Darf der Betreuer gegen den Willen des Betreuten dessen Wohnung betreten? Welche Kompetenzen stehen diesbezüglich dem Betreuungsgericht zu?

Aus guten Gründen ist das Recht auf Unverletzlichkeit der Wohnung grundrechtlich geschützt. Gegen den Willen des Bewohners darf die Wohnung nicht betreten werden. Weder ein Betreuer noch ein Richter darf die Wohnung des Betroffenen ohne dessen ausdrückliche oder konkludente Zustimmung betreten.

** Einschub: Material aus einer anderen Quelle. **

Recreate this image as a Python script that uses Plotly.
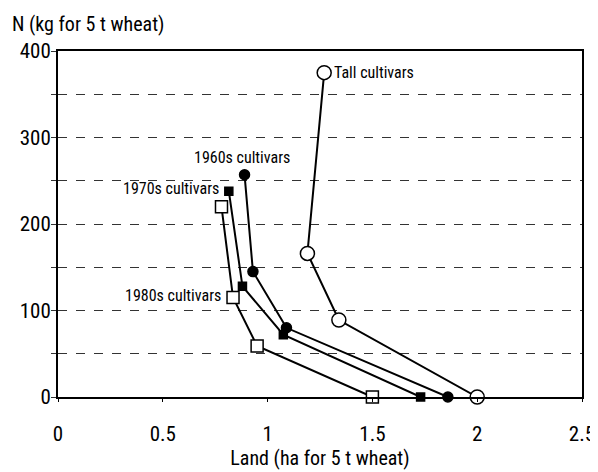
import plotly.graph_objects as go

# Data (Land ha, N kg) for 5 t wheat
tall_x = [1.27, 1.19, 1.34, 2.0]
tall_y = [375, 166, 89, 0]
s60_x = [0.89, 0.93, 1.09, 1.86]
s60_y = [257, 145, 80, 0]
s70_x = [0.815, 0.88, 1.075, 1.73]
s70_y = [238, 128, 72, 0]
s80_x = [0.78, 0.835, 0.95, 1.5]
s80_y = [220, 115, 59, 0]

x_ticks = [0, 0.5, 1, 1.5, 2, 2.5]
x_tick_labels = ["0", "0.5", "1", "1.5", "2", "2.5"]
y_ticks = [0, 100, 200, 300, 400]
y_tick_labels = ["0", "100", "200", "300", "400"]

FONT = "Roboto Condensed, DejaVu Sans Condensed, Liberation Sans, sans-serif"

fig = go.Figure()

series = [
    ("Tall cultivars", tall_x, tall_y, "circle", 14, "white"),
    ("1960s cultivars", s60_x, s60_y, "circle", 10, "black"),
    ("1970s cultivars", s70_x, s70_y, "square", 8, "black"),
    ("1980s cultivars", s80_x, s80_y, "square", 12, "white"),
]
for name, xs, ys, sym, size, fill in series:
    fig.add_trace(go.Scatter(
        x=xs, y=ys, mode="lines+markers", name=name,
        line=dict(color="black", width=2),
        marker=dict(symbol=sym, size=size, color=fill,
                    line=dict(color="black", width=1.5)),
        cliponaxis=False, showlegend=False))

ann_font = dict(family=FONT, size=16, color="black")
fig.add_annotation(x=tall_x[0], y=tall_y[0], text="Tall cultivars", showarrow=False,
                   xanchor="left", yanchor="middle", xshift=8, font=ann_font)
fig.add_annotation(x=s60_x[0], y=s60_y[0], text="1960s cultivars", showarrow=False,
                   xanchor="right", yanchor="middle", xshift=47, yshift=17, font=ann_font)
fig.add_annotation(x=s70_x[0], y=s70_y[0], text="1970s cultivars", showarrow=False,
                   xanchor="right", yanchor="middle", xshift=-8, yshift=3, font=ann_font)
fig.add_annotation(x=s80_x[1], y=s80_y[1], text="1980s cultivars", showarrow=False,
                   xanchor="right", yanchor="middle", xshift=-10, yshift=2, font=ann_font)

fig.add_annotation(x=0, y=1, xref="paper", yref="paper", text="N (kg for 5 t wheat)",
                   showarrow=False, xanchor="left", yanchor="middle", xshift=-48, yshift=27,
                   font=dict(family=FONT, size=20, color="black"))

fig.update_layout(
    width=598, height=472,
    margin=dict(l=50, r=24, t=43, b=83),
    paper_bgcolor="white", plot_bgcolor="white",
    font=dict(family=FONT, size=18, color="black"),
    xaxis=dict(range=[0, 2.5], tickvals=x_ticks, ticktext=x_tick_labels,
               tickfont=dict(family=FONT, size=21),
               showgrid=False, zeroline=False, automargin=False,
               showline=True, linecolor="black", linewidth=2, mirror=True,
               ticks="outside", ticklen=3, tickcolor="black",
               ticklabelstandoff=14,
               title=dict(text="Land (ha for 5 t wheat)", standoff=5,
                          font=dict(family=FONT, size=20))),
    yaxis=dict(range=[0, 400], tickvals=y_ticks, ticktext=y_tick_labels,
               tickfont=dict(family=FONT, size=21),
               showgrid=True, gridcolor="#333", griddash="dash", gridwidth=1,
               zeroline=False, automargin=False,
               showline=True, linecolor="black", linewidth=2, mirror=True,
               ticks="outside", ticklen=5, tickcolor="#333",
               ticklabelstandoff=-4,
               minor=dict(dtick=50, showgrid=True, gridcolor="#333",
                          griddash="dash", gridwidth=1,
                          ticks="outside", ticklen=5, tickcolor="#333")),
)

fig.write_html("out.html")
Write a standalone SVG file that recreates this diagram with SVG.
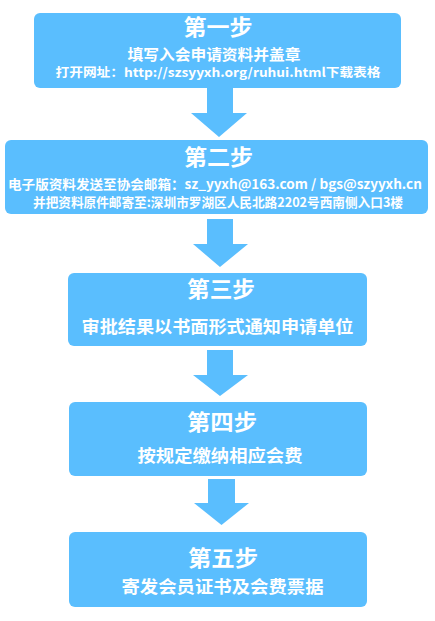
<svg xmlns="http://www.w3.org/2000/svg" width="435" height="621" viewBox="0 0 435 621">
<style>
.box{fill:#5ABEFE;}
.arr{fill:#5ABEFE;}
text{fill:#FFFFFF;font-family:"Noto Sans CJK SC","Liberation Sans",sans-serif;font-weight:bold;text-anchor:middle;}
.t{font-size:22px;}
.m{font-size:15px;}
.s{font-size:13px;}
.s2{font-size:12.5px;}
.l{font-size:17px;}
</style>
<rect width="435" height="621" fill="#FFFFFF"/>
<g id="connectors">
<polygon class="arr" points="207,88 233,88 233,113 247,113 219,137 191,113 207,113"/>
<polygon class="arr" points="207,219 233,219 233,244 248,244 220,267 193,244 207,244"/>
<polygon class="arr" points="207,350 233,350 233,375 248,375 220,396 193,375 207,375"/>
<polygon class="arr" points="208,479 235,479 235,503 249,503 221.5,525 194,503 208,503"/>
</g>
<g id="step1">
<rect class="box" x="34" y="13" width="367" height="75" rx="6"/>
<text class="t" x="218" y="35" textLength="69" lengthAdjust="spacingAndGlyphs">第一步</text>
<text class="m" x="214" y="60" textLength="173" lengthAdjust="spacingAndGlyphs">填写入会申请资料并盖章</text>
<text class="s2" x="218" y="77" textLength="325" lengthAdjust="spacingAndGlyphs">打开网址：http://szsyyxh.org/ruhui.html下载表格</text>
</g>
<g id="step2">
<rect class="box" x="5" y="140" width="423" height="74" rx="6"/>
<text class="t" x="218.5" y="165" textLength="69" lengthAdjust="spacingAndGlyphs">第二步</text>
<text class="s" x="215" y="189" textLength="414" lengthAdjust="spacingAndGlyphs">电子版资料发送至协会邮箱：sz_yyxh@163.com / bgs@szyyxh.cn</text>
<text class="s" x="218" y="207" textLength="370" lengthAdjust="spacingAndGlyphs">并把资料原件邮寄至:深圳市罗湖区人民北路2202号西南侧入口3楼</text>
</g>
<g id="step3">
<rect class="box" x="68" y="273" width="299" height="73" rx="6"/>
<text class="t" x="221" y="297" textLength="68" lengthAdjust="spacingAndGlyphs">第三步</text>
<text class="l" x="217.5" y="332.5" textLength="272" lengthAdjust="spacingAndGlyphs">审批结果以书面形式通知申请单位</text>
</g>
<g id="step4">
<rect class="box" x="69" y="402" width="298" height="74" rx="6"/>
<text class="t" x="222" y="430" textLength="70" lengthAdjust="spacingAndGlyphs">第四步</text>
<text class="l" x="220" y="462" textLength="165" lengthAdjust="spacingAndGlyphs">按规定缴纳相应会费</text>
</g>
<g id="step5">
<rect class="box" x="69" y="532" width="298" height="75" rx="6"/>
<text class="t" x="223" y="565.5" textLength="70" lengthAdjust="spacingAndGlyphs">第五步</text>
<text class="l" x="222.5" y="593" textLength="202" lengthAdjust="spacingAndGlyphs">寄发会员证书及会费票据</text>
</g>
</svg>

Innerhalb des  Betreuungsrechts gibt es von diesem Grundsatz nur wenige Ausnahmen, die dieses Recht  beschränken können:
Zum einen dann, wenn der Betroffene sich weigert zur Anhörung (die im Rahmen der Sachverhaltsermittlung, ob eine Betreuung eingerichtet wird oder nicht vorgenommen werden muss) vor Gericht zu erscheinen. In diesem Fall ist das Gericht befugt, die Vorführung des Betroffenen anzuordnen. Diese Vorführung beinhaltet auch, dass die Wohnung des Betroffenen durch Behörden – ggf. unter Zuhilfenahme der Polizei – geöffnet und nach dem Betroffenen durchsucht werden darf, § 278 FamFG.

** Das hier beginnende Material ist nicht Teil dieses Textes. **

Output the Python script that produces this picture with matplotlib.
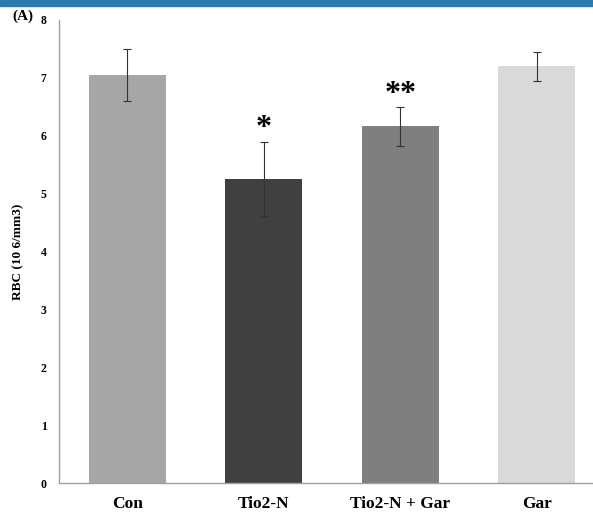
import matplotlib
matplotlib.use("Agg")
import matplotlib.pyplot as plt
from matplotlib.patches import Rectangle

categories = ["Con", "Tio2-N", "Tio2-N + Gar", "Gar"]
values = [7.05, 5.26, 6.16, 7.20]
errors = [0.45, 0.64, 0.33, 0.25]
colors = ["#a6a6a6", "#404040", "#7f7f7f", "#d9d9d9"]
marks = ["", "*", "**", ""]
yticks = [0, 1, 2, 3, 4, 5, 6, 7, 8]

W, H = 593, 514
fig = plt.figure(figsize=(W / 100, H / 100), dpi=100)
serif = ["Liberation Serif", "DejaVu Serif"]

# top blue band
fig.add_artist(Rectangle((0, 1 - 6 / H), 1, 6 / H, transform=fig.transFigure,
                         color="#2a7bab", zorder=10))

left, right, top, bottom = 59, 605, 20, 483
ax = fig.add_axes([left / W, 1 - bottom / H, (right - left) / W, (bottom - top) / H])
x = range(len(categories))
ax.bar(x, values, width=0.565, color=colors, zorder=2)
ax.errorbar(x, values, yerr=errors, fmt="none", ecolor="#333333",
            elinewidth=0.8, capsize=3, capthick=0.8, zorder=3)
for i, (v, e, m) in enumerate(zip(values, errors, marks)):
    if m:
        ax.text(i, v + e - 0.02, m, ha="center", va="bottom",
                fontsize=23, fontweight="bold", family=serif)

ax.set_xlim(-0.5, 3.5)
ax.set_ylim(0, 8)
ax.set_yticks(yticks)
ax.set_yticklabels([str(t) for t in yticks], family=serif, fontweight="bold", fontsize=8.5)
ax.set_xticks(list(x))
ax.set_xticklabels(categories, family=serif, fontweight="bold", fontsize=12.5)
ax.tick_params(axis="y", length=0, pad=9)
ax.tick_params(axis="x", length=0, pad=9)
for s in ["top", "right"]:
    ax.spines[s].set_visible(False)
for s in ["left", "bottom"]:
    ax.spines[s].set_color("#a0a0a0")
    ax.spines[s].set_linewidth(1.0)
ax.set_ylabel("RBC (10 6/mm3)", family=serif, fontweight="bold", fontsize=9.5, labelpad=12)

fig.text(12 / W, 1 - 16 / H, "(A)", family=serif, fontweight="bold", fontsize=11,
         ha="left", va="center")

fig.savefig("out.png", dpi=100)
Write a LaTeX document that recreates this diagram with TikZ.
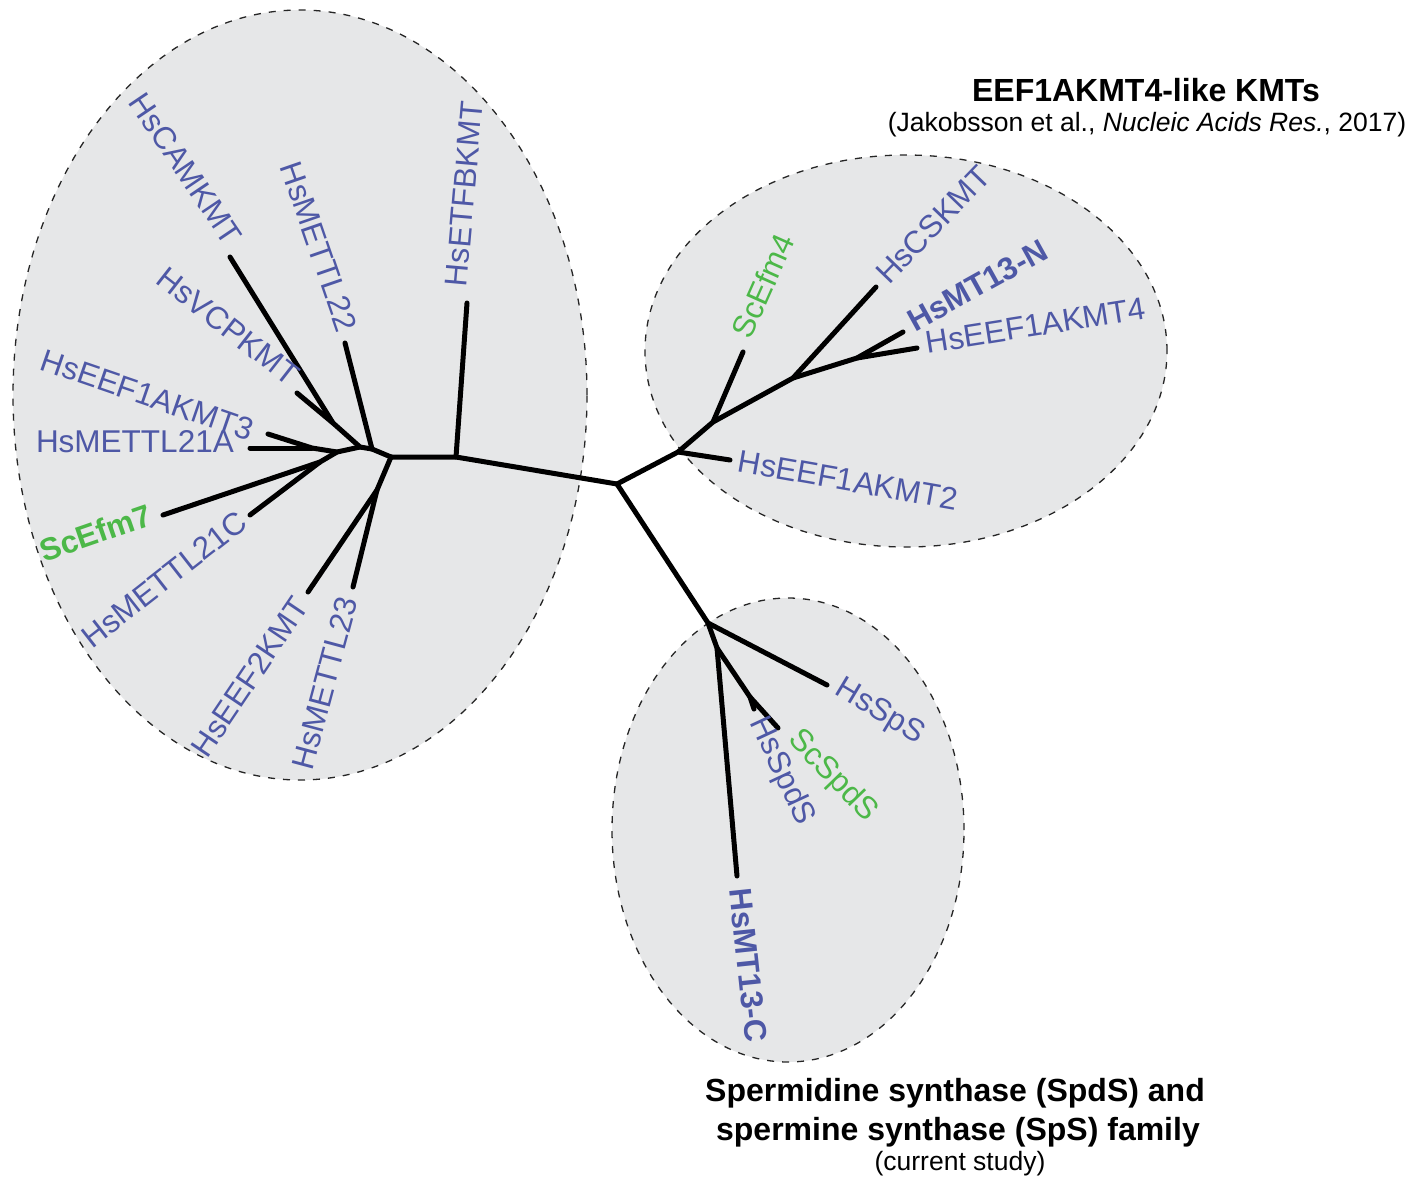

Zum anderen dann, wenn der Betroffene sich weigert, sich von einem ärztlichen Sachverständigen untersuchen zu lassen. Auch dann kann das Gericht anordnen, dass die Wohnung geöffnet und nach dem Betroffenen durchsucht werden darf um ihn anschließend einem Sachverständigen vorzuführen. Ebenso darf in Unterbringungssachen verfahren werden.

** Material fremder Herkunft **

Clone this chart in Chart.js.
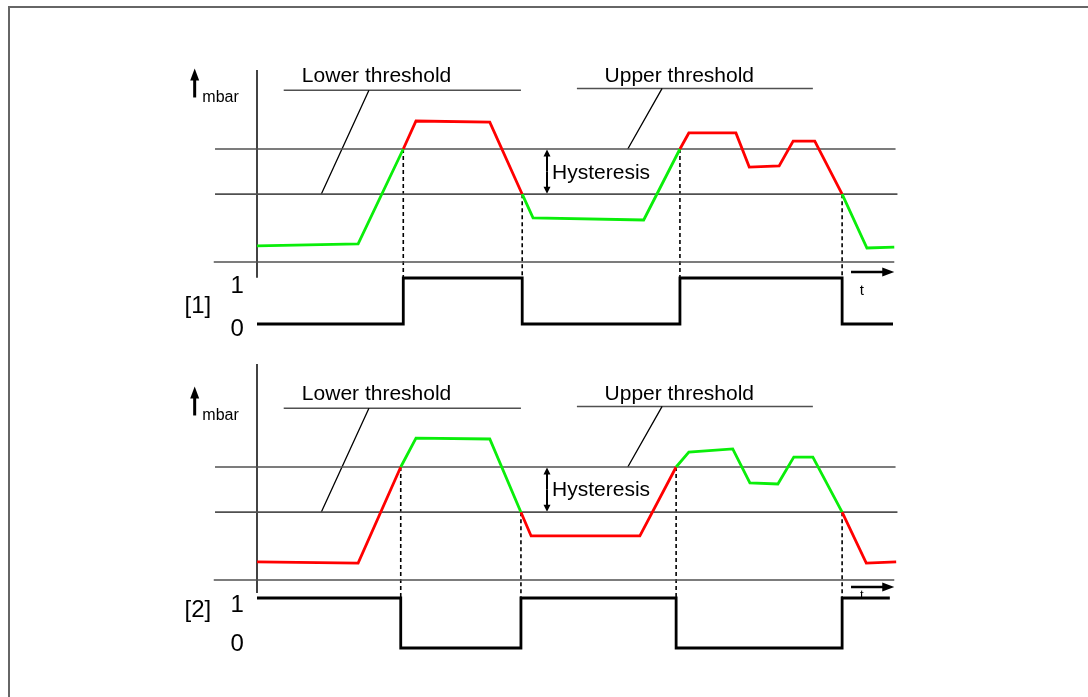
<!DOCTYPE html>
<html>
<head>
<meta charset="utf-8">
<title>Hysteresis</title>
<script src="https://cdn.jsdelivr.net/npm/chart.js@4.4.1/dist/chart.umd.min.js"></script>
<style>
  html, body { margin: 0; padding: 0; background: #fff; }
  #wrap { position: relative; width: 1088px; height: 697px; overflow: hidden; }
  #frame { position: absolute; left: 8px; top: 6px; width: 1100px; height: 720px;
           border-top: 2px solid #666; border-left: 2px solid #666; }
  canvas { position: absolute; left: 0; top: 0; }
</style>
</head>
<body>
<div id="wrap">
  <div id="frame"></div>
  <canvas id="myChart" width="1088" height="697"></canvas>
</div>
<script>
// Schwellen in mbar
const lowerThreshold = 30;
const upperThreshold = 50;

// Diagramm [1]: Druckverlauf und Schaltausgang
const time1 = [0, 15.9, 23.0, 25.0, 36.6, 41.7, 43.4, 60.8, 66.5, 67.9, 75.3, 77.4, 82.1, 84.3, 87.7, 92.0, 95.9, 100.2];
const pressure1 = [7.1, 8.0, 50, 62.4, 61.9, 30, 19.5, 18.6, 50, 57.1, 57.1, 42.0, 42.5, 53.5, 53.5, 30, 6.2, 6.6];
const switchTime1 = [0, 23.0, 41.7, 66.5, 92.0, 100.0];
const switchState1 = [0, 1, 0, 1, 0, 0];

// Diagramm [2]: gleicher Verlauf, invertierter Ausgang
const time2 = [0, 15.9, 22.6, 25.0, 36.6, 41.5, 43.1, 60.2, 65.9, 67.9, 74.8, 77.5, 81.9, 84.4, 87.4, 92.0, 95.8, 100.5];
const pressure2 = [8.0, 7.5, 50, 62.8, 62.4, 30, 19.5, 19.5, 50, 56.6, 58.0, 43.0, 42.5, 54.4, 54.4, 30, 7.5, 8.0];
const switchTime2 = [0, 22.6, 41.5, 65.9, 92.0, 99.5];
const switchState2 = [1, 0, 1, 0, 1, 1];

const stateLabels = ['0', '1'];

const RED = '#ff0000';
const GREEN = '#0aee0a';
const LINE = '#505050';
const FONT = '"Liberation Sans", Arial, sans-serif';

const W = 1088, H = 697;

// Achsenbereich so wählen, dass der Nullpunkt an einer bestimmten Stelle liegt
function xRange(zeroPx, k) { return { min: -zeroPx / k, max: (W - zeroPx) / k }; }
function yRange(zeroPx, k) { return { min: (zeroPx - H) / k, max: zeroPx / k }; }

function stateAt(times, states, t) {
    let s = states[0];
    for (let i = 0; i < times.length; i++) {
        if (times[i] <= t) s = states[i];
    }
    return s;
}

const panels = [
    { pAxis: 'yP1', dAxis: 'yD1', time: time1, pressure: pressure1, sw: switchTime1, st: switchState1,
      tag: '[1]', axisTop: 85, axisBottom: -7, textY: { one: 293, tag: 313, zero: 336, t: 295 }, hystY: 36.7, tY: 272 },
    { pAxis: 'yP2', dAxis: 'yD2', time: time2, pressure: pressure2, sw: switchTime2, st: switchState2,
      tag: '[2]', axisTop: 95.6, axisBottom: -5.8, textY: { one: 612, tag: 617, zero: 651, t: 599 }, hystY: 37.2, tY: 587 }
];

function pts(xs, ys) { return xs.map((x, i) => ({ x: x, y: ys[i] })); }

const datasets = [];
panels.forEach(p => {
    datasets.push({
        data: pts(p.time, p.pressure),
        yAxisID: p.pAxis,
        showLine: true,
        pointRadius: 0,
        borderWidth: 2.8,
        borderColor: GREEN,
        segment: {
            borderColor: ctx => {
                const mid = (p.time[ctx.p0DataIndex] + p.time[ctx.p1DataIndex]) / 2;
                return stateAt(p.sw, p.st, mid) ? RED : GREEN;
            }
        }
    });
    datasets.push({
        data: pts(p.sw, p.st),
        yAxisID: p.dAxis,
        showLine: true,
        stepped: true,
        pointRadius: 0,
        borderWidth: 2.8,
        borderColor: '#000',
        borderJoinStyle: 'miter'
    });
    [upperThreshold, lowerThreshold, 0].forEach(level => {
        const from = level === 0 ? -6.8 : -6.6;
        const to = level === 0 ? 100.2 : (level === lowerThreshold ? 100.7 : 100.4);
        datasets.push({
            data: [{ x: from, y: level }, { x: to, y: level }],
            yAxisID: p.pAxis,
            showLine: true,
            pointRadius: 0,
            borderWidth: 1.7,
            borderColor: LINE
        });
    });
});

function arrow(c, x1, y1, x2, y2, len, half) {
    const a = Math.atan2(y2 - y1, x2 - x1);
    c.beginPath();
    c.moveTo(x1, y1);
    c.lineTo(x2 - Math.cos(a) * len * 0.8, y2 - Math.sin(a) * len * 0.8);
    c.stroke();
    c.beginPath();
    c.moveTo(x2, y2);
    c.lineTo(x2 - Math.cos(a) * len - Math.sin(a) * half, y2 - Math.sin(a) * len + Math.cos(a) * half);
    c.lineTo(x2 - Math.cos(a) * len + Math.sin(a) * half, y2 - Math.sin(a) * len - Math.cos(a) * half);
    c.closePath();
    c.fill();
}

const sketch = {
    id: 'sketch',
    beforeDatasetsDraw(chart) {
        const c = chart.ctx;
        const sx = chart.scales.x;
        c.save();
        panels.forEach(p => {
            const sp = chart.scales[p.pAxis], sd = chart.scales[p.dAxis];
            const X = v => sx.getPixelForValue(v);
            const P = v => sp.getPixelForValue(v);
            const D = v => sd.getPixelForValue(v);

            c.strokeStyle = '#000';
            c.fillStyle = '#000';

            // Senkrechte Achse
            c.lineWidth = 1.7;
            c.strokeStyle = '#222';
            c.beginPath();
            c.moveTo(X(0), P(p.axisTop));
            c.lineTo(X(0), P(p.axisBottom));
            c.stroke();

            // Beschriftungslinien
            c.lineWidth = 1.6;
            c.strokeStyle = LINE;
            c.beginPath();
            c.moveTo(X(4.2), P(76)); c.lineTo(X(41.5), P(76));
            c.moveTo(X(50.3), P(76.8)); c.lineTo(X(87.4), P(76.8));
            c.stroke();
            c.strokeStyle = '#000';
            c.lineWidth = 1.3;
            c.beginPath();
            c.moveTo(X(17.6), P(76)); c.lineTo(X(10.1), P(lowerThreshold));
            c.moveTo(X(63.7), P(76.8)); c.lineTo(X(58.3), P(upperThreshold));
            c.stroke();

            // gestrichelte Schaltlinien
            c.lineWidth = 1.6;
            c.setLineDash([4, 3]);
            c.beginPath();
            p.sw.slice(1, -1).forEach(t => {
                const i = p.time.indexOf(t);
                c.moveTo(X(t), P(p.pressure[i]));
                c.lineTo(X(t), D(1));
            });
            c.stroke();
            c.setLineDash([]);

            // Hysterese-Pfeil
            c.lineWidth = 2;
            const hx = X(45.6);
            arrow(c, hx, (P(upperThreshold) + P(lowerThreshold)) / 2, hx, P(upperThreshold) + 0.5, 7, 3.5);
            arrow(c, hx, (P(upperThreshold) + P(lowerThreshold)) / 2, hx, P(lowerThreshold) - 0.5, 7, 3.5);

            // mbar-Pfeil
            c.lineWidth = 3;
            arrow(c, X(-9.8), P(72.8), X(-9.8), P(85.6), 12, 4.5);

            // t-Pfeil
            c.lineWidth = 2.6;
            arrow(c, X(93.4), p.tY, X(100.2), p.tY, 12, 4.5);

            // Texte
            c.textAlign = 'center';
            c.textBaseline = 'alphabetic';
            c.font = '21px ' + FONT;
            c.fillText('Lower threshold', X(18.8), P(79.6));
            c.fillText('Upper threshold', X(66.4), P(79.6));
            c.textAlign = 'left';
            c.fillText('Hysteresis', X(46.4), P(p.hystY));
            c.font = '16px ' + FONT;
            c.fillText('mbar', X(-8.6), P(71));

            c.textAlign = 'center';
            c.font = '24px ' + FONT;
            c.fillText(stateLabels[1], X(-3.1), p.textY.one);
            c.fillText(stateLabels[0], X(-3.1), p.textY.zero);
            c.fillText(p.tag, X(-9.3), p.textY.tag);
            c.font = (p.tag === '[1]' ? 15 : 13) + 'px ' + FONT;
            c.fillText('t', X(95.1), p.textY.t);
        });
        c.restore();
    }
};

const ctx = document.getElementById('myChart').getContext('2d');

const chart = new Chart(ctx, {
    type: 'scatter',
    data: { datasets: datasets },
    options: {
        responsive: false,
        animation: false,
        events: [],
        layout: { padding: 0 },
        plugins: { legend: { display: false }, tooltip: { enabled: false } },
        scales: {
            x: Object.assign({ type: 'linear', display: false }, xRange(257, 6.36)),
            yP1: Object.assign({ type: 'linear', display: false }, yRange(262, 2.26)),
            yD1: Object.assign({ type: 'linear', display: false }, yRange(324, 46)),
            yP2: Object.assign({ type: 'linear', display: false }, yRange(580, 2.26)),
            yD2: Object.assign({ type: 'linear', display: false }, yRange(648, 50))
        }
    },
    plugins: [sketch]
});
</script>
</body>
</html>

Diese Fälle sind die einzigen, in denen das Recht auf Unverletzlichkeit der Wohnung verletzt werden darf und beinhalten immer eine gerichtliche Prüfung, Genehmigung oder Anordnung. Ein Entscheidungsspielraum des Betreuers allein gibt es in diesem Zusammenhang zu keinem Zeitpunkt.

Dies mag in einigen Betreuungsfällen dazu führen, dass der Betreuer an der Wahrnehmung seiner Pflichten, die er gegenüber dem Gericht und gegenüber dem Betroffenen hat, gehindert wird. Wenn er keinen Zutritt zur Wohnung erhält besteht die Möglichkeit, sich ein Bild von der Lebens- und Vermögenssituation des Betroffenen zu machen nur sehr eingeschränkt. Diese Folge muss so hingenommen werden.
Auch die Tatsache, dass dem Betreuer eventuell auch die Aufgabenkreise „Wohnungsangelegenheiten“ oder „Aufenthaltsbestimmung“ oder „alle Aufgabenkreise“ übertragen wurden, ändert hieran nichts. Das Recht auf „Unverletzlichkeit der Wohnung“ ist ein bewusst besonders stark ausgeprägtes Schutzrecht. Um dieses Recht einzuschränken bedarf es, wie oben dargestellt, einer besonderen gesetzlichen Ermächtigungsgrundlage. Die gerichtliche Übertragung eines Aufgabenkreises auf einen Betreuer stellt keine solche Ermächtigungsgrundlage dar.